** Supplied entries **
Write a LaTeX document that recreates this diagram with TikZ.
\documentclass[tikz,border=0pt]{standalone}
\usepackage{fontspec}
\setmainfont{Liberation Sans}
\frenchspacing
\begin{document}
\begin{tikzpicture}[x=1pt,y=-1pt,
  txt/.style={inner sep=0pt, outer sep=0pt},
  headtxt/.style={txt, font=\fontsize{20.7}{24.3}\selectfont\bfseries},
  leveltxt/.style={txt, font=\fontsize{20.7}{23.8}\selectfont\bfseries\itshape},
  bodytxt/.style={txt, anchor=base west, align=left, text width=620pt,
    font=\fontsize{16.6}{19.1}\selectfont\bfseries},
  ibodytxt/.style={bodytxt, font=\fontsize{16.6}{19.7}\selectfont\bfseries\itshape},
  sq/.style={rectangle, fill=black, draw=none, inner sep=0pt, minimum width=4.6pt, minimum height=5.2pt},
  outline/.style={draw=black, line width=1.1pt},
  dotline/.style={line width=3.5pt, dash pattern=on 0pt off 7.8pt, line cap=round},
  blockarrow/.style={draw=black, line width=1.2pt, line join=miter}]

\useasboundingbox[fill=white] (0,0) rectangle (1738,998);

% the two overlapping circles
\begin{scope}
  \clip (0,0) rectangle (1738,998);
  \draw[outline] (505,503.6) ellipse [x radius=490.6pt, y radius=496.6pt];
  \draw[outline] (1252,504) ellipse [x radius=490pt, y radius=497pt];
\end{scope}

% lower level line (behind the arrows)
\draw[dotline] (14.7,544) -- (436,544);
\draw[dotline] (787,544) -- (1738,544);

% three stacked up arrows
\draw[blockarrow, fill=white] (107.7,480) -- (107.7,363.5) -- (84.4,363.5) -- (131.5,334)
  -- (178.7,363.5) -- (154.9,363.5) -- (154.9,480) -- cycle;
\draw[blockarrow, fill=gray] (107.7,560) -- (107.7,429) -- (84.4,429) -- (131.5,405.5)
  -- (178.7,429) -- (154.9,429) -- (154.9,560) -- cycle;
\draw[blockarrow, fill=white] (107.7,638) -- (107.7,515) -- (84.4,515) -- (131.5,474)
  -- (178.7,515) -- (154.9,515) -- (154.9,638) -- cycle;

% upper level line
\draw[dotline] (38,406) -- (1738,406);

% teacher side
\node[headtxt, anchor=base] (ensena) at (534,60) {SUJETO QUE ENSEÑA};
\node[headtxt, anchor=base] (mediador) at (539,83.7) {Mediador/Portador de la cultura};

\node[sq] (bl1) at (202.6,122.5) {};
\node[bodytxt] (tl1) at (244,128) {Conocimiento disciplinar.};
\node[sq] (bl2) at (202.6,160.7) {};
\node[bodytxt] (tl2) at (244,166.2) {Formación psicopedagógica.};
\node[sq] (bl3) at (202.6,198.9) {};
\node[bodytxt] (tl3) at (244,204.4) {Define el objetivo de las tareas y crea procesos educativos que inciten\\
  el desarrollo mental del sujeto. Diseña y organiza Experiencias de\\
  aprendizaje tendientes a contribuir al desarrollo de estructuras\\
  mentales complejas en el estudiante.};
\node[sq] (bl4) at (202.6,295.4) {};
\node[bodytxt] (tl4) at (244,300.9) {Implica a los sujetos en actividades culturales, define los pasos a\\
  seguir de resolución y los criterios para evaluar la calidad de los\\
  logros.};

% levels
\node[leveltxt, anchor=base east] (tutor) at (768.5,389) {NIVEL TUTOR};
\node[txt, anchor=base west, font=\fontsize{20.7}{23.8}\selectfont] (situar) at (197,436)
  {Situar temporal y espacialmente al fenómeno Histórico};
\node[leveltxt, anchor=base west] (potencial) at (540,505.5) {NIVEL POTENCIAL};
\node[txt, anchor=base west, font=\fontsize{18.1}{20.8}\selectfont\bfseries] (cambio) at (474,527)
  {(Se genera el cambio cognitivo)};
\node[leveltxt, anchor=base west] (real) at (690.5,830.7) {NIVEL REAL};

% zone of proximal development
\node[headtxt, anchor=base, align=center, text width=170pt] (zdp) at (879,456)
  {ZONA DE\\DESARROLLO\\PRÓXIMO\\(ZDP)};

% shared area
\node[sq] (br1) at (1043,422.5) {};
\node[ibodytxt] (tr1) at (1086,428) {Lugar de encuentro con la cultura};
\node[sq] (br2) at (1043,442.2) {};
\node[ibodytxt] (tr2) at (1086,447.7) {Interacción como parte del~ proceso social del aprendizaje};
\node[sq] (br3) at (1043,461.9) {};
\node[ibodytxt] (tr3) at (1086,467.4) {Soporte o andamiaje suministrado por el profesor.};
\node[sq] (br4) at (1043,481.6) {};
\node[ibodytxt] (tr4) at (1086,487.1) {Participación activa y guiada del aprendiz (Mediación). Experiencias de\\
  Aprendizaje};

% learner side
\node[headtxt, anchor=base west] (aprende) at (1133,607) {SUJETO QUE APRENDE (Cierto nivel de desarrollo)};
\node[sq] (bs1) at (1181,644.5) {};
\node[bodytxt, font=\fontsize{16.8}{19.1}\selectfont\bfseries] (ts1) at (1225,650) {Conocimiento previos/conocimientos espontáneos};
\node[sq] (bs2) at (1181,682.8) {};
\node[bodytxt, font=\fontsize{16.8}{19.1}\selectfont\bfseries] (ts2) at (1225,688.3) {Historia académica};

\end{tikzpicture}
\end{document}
* * *
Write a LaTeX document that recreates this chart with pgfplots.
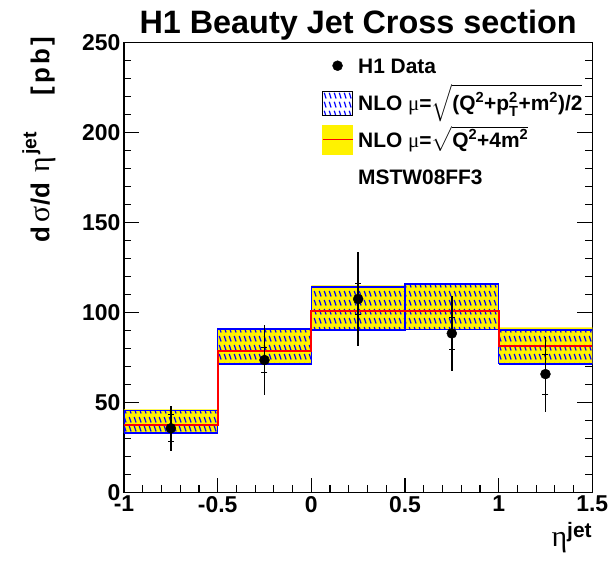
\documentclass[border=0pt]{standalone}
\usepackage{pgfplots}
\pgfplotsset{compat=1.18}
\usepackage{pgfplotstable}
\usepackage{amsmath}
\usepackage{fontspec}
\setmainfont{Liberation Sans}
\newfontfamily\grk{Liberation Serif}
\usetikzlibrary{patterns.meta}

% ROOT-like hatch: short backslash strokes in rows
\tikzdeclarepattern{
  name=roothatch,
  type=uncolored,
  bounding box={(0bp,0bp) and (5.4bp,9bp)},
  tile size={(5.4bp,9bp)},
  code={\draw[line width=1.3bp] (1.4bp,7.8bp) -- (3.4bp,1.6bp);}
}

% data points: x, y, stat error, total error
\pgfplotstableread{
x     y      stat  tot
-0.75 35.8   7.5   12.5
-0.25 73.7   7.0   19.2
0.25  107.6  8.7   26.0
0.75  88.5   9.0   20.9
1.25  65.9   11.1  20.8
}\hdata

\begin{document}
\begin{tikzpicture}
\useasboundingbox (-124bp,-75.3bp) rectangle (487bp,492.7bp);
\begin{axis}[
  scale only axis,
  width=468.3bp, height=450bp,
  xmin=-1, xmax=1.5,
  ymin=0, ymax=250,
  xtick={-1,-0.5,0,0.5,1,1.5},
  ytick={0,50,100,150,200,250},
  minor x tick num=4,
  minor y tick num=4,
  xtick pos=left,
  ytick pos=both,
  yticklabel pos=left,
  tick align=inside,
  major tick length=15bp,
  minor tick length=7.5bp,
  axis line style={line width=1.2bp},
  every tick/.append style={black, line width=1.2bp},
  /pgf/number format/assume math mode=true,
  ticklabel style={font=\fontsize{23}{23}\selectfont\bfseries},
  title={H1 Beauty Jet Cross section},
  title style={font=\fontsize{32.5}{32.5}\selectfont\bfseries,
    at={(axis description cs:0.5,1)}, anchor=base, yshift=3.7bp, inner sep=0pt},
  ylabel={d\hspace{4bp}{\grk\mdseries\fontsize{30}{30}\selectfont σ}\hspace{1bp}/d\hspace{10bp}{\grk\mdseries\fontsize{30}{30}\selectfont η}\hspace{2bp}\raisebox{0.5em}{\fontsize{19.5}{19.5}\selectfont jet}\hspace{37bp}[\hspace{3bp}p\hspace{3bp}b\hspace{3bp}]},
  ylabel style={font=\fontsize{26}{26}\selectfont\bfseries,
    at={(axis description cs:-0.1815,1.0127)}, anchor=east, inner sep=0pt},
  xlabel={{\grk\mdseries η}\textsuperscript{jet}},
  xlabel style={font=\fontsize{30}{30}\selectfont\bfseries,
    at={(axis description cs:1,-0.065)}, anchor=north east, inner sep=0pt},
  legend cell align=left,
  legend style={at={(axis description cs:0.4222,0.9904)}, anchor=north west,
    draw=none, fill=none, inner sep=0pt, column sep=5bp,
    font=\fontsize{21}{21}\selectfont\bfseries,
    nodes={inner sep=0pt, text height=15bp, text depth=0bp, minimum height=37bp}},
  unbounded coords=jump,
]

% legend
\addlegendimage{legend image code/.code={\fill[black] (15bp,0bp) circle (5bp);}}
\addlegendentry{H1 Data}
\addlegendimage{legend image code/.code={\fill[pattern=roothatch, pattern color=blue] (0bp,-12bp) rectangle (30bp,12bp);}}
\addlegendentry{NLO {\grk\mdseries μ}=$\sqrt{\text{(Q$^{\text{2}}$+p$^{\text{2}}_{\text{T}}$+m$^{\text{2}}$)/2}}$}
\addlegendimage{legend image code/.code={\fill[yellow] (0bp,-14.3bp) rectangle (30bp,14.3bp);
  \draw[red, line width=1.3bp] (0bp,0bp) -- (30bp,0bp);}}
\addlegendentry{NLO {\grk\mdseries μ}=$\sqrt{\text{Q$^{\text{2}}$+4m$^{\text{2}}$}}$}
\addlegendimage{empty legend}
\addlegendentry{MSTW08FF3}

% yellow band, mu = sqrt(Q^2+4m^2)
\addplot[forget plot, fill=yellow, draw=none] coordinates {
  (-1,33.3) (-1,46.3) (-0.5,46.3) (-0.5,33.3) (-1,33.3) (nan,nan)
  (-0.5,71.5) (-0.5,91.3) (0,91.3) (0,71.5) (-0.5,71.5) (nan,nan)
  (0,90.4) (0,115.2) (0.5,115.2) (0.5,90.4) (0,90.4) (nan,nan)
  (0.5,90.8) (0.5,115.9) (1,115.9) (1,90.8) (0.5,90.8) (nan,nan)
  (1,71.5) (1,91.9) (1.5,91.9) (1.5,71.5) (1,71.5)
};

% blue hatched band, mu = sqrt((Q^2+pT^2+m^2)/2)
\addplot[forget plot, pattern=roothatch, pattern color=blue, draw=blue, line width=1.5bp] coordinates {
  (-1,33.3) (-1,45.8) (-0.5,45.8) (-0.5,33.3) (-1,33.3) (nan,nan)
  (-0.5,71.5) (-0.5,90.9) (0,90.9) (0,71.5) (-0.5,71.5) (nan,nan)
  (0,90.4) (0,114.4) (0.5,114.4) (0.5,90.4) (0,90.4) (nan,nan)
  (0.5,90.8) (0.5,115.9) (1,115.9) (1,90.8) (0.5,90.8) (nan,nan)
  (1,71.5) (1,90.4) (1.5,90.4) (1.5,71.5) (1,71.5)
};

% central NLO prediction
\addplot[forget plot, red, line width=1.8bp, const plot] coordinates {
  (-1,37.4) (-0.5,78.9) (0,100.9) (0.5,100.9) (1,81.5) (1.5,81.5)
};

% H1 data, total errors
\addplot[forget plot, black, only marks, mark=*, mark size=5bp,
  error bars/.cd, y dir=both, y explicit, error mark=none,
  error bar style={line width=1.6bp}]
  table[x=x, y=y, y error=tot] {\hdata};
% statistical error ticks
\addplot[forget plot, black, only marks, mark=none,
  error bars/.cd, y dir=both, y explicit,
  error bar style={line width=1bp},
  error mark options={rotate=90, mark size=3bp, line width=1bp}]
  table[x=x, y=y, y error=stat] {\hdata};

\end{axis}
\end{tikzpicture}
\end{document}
* * *
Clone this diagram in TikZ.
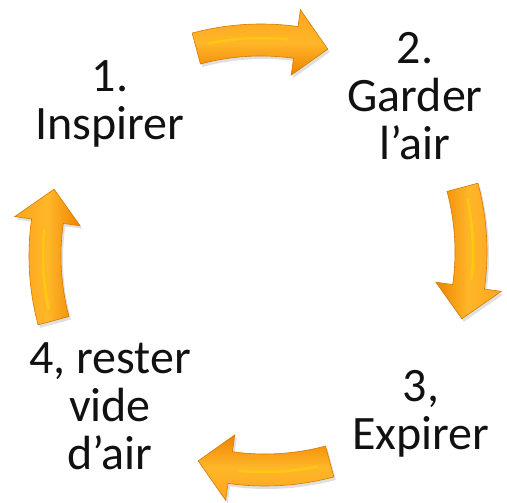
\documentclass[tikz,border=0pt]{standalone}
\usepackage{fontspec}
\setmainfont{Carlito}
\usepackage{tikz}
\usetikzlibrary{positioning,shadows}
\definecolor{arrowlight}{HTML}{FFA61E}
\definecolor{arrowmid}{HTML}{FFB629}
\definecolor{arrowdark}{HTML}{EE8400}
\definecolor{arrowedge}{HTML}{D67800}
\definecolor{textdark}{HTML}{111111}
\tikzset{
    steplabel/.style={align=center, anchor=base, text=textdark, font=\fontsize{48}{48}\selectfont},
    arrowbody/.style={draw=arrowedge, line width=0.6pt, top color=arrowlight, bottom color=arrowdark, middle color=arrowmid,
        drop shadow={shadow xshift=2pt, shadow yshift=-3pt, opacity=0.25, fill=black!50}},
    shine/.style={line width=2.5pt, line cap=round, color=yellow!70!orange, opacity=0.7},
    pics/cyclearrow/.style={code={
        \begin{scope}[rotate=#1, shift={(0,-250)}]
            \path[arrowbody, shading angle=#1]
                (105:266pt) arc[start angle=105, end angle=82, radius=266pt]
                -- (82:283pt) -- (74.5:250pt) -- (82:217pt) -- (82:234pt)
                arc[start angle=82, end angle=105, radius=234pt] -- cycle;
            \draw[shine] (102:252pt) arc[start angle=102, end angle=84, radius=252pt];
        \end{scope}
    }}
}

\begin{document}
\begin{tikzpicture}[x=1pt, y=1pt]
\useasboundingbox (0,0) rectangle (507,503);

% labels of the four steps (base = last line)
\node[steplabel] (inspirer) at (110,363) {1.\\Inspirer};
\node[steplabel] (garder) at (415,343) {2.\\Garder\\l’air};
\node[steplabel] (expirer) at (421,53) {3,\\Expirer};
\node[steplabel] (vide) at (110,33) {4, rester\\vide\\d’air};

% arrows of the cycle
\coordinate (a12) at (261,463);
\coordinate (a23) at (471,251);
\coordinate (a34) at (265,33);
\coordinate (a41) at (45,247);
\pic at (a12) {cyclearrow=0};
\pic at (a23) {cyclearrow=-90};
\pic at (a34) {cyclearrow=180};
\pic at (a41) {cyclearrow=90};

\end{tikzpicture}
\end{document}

** What is expected **
Take only the lines above from the one that has "Clone this diagram in TikZ." through the one that has "(vide) at (110,33)" and reproduce them exactly, omitting any pictures.

** Task solution **
Clone this diagram in TikZ.
\documentclass[tikz,border=0pt]{standalone}
\usepackage{fontspec}
\setmainfont{Carlito}
\usepackage{tikz}
\usetikzlibrary{positioning,shadows}
\definecolor{arrowlight}{HTML}{FFA61E}
\definecolor{arrowmid}{HTML}{FFB629}
\definecolor{arrowdark}{HTML}{EE8400}
\definecolor{arrowedge}{HTML}{D67800}
\definecolor{textdark}{HTML}{111111}
\tikzset{
    steplabel/.style={align=center, anchor=base, text=textdark, font=\fontsize{48}{48}\selectfont},
    arrowbody/.style={draw=arrowedge, line width=0.6pt, top color=arrowlight, bottom color=arrowdark, middle color=arrowmid,
        drop shadow={shadow xshift=2pt, shadow yshift=-3pt, opacity=0.25, fill=black!50}},
    shine/.style={line width=2.5pt, line cap=round, color=yellow!70!orange, opacity=0.7},
    pics/cyclearrow/.style={code={
        \begin{scope}[rotate=#1, shift={(0,-250)}]
            \path[arrowbody, shading angle=#1]
                (105:266pt) arc[start angle=105, end angle=82, radius=266pt]
                -- (82:283pt) -- (74.5:250pt) -- (82:217pt) -- (82:234pt)
                arc[start angle=82, end angle=105, radius=234pt] -- cycle;
            \draw[shine] (102:252pt) arc[start angle=102, end angle=84, radius=252pt];
        \end{scope}
    }}
}

\begin{document}
\begin{tikzpicture}[x=1pt, y=1pt]
\useasboundingbox (0,0) rectangle (507,503);

% labels of the four steps (base = last line)
\node[steplabel] (inspirer) at (110,363) {1.\\Inspirer};
\node[steplabel] (garder) at (415,343) {2.\\Garder\\l’air};
\node[steplabel] (expirer) at (421,53) {3,\\Expirer};
\node[steplabel] (vide) at (110,33) {4, rester\\vide\\d’air};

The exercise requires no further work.